Otago Daily Times apologises for 'insensitive' cartoon mocking Samoa measles crisis

The newspaper has since apologised for the cartoon.
The newspaper has since apologised for the cartoon. Photo credit: Otago Daily Times\Twitter.

The Otago Times (OTD) has apologised after an "insensitive" cartoon was released by the newspaper making light of the measles crisis in Samoa.  

The image, drawn by New Zealand cartoonist Garrick Tremain, shows two women exiting a travel agency store above the caption: "I asked what are the least popular spots at the moment? She said the ones people are picking up in Samoa." 

The picture has been regarded as 'heartless' and 'insensitive' on social media as the measles death toll in the region climbs to 55. The vast majority of the deaths so far are those under four years old.

Following the publication of the article, responses flooded the OTD Twitter page. 

"Whoever printed this for Otago Daily Times! SHAME ON YOU," one person posted.

Another user said "making light of 50 children dying is disgusting. Come on Otago Daily Times."

"A whole country's heart is breaking and the imbeciles at Otago Daily Times @odtnews 

There is special place in hell where morons like the cartoonist & the editor of this joke of a newspaper, go to burn," commented another person. 

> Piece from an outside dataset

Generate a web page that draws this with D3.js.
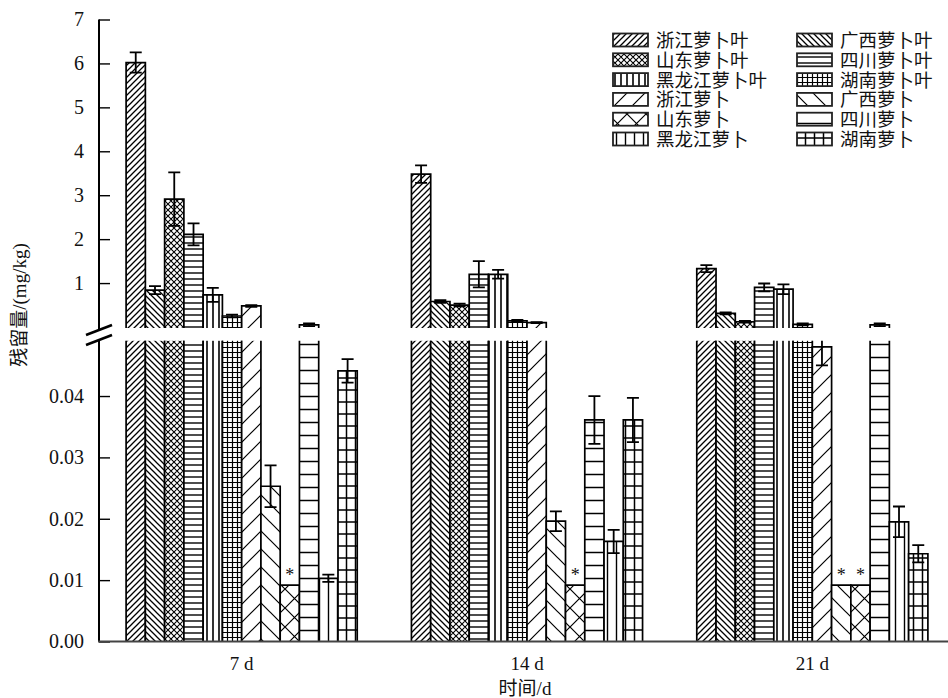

Former All Black's star Sonny Bill Williams also responded to the cartoon. 

"Racism has no heart. Prayers for our children" posted the player. 

In addition to the All Blacks star, Race Relations Commissioner Meng Foon commented on the publication.

"This cartoon is extremely appalling and distasteful. It shows very poor judgement by the cartoonist and those involved in publishing it," Foon posted on Facebook.

The ODT has since issued an apology. 

"Today the Otago Daily Times published a cartoon making reference to the measles crisis in Samoa.

"The content and timing of the cartoon was insensitive and we apologise for publishing it," it said on Twitter. 

 But the public has not been forgiving.

"Don’t bother coming out with an apology. How many eyes this piece must’ve passed and they all deemed it acceptable to publish. You knew exactly what you were publishing," said one Twitter user in response. 

This is not the first time cartoonist Garrick Tremain has gained attention for drawing a controversial cartoon. 

He responded to criticism in 2013, writing: "There have been other hostile reaction to cartoons over the years, most often from special interest groups, race relations conciliators and other martyrs to political correctness." 

The Otago Daily Times has been contacted for comment.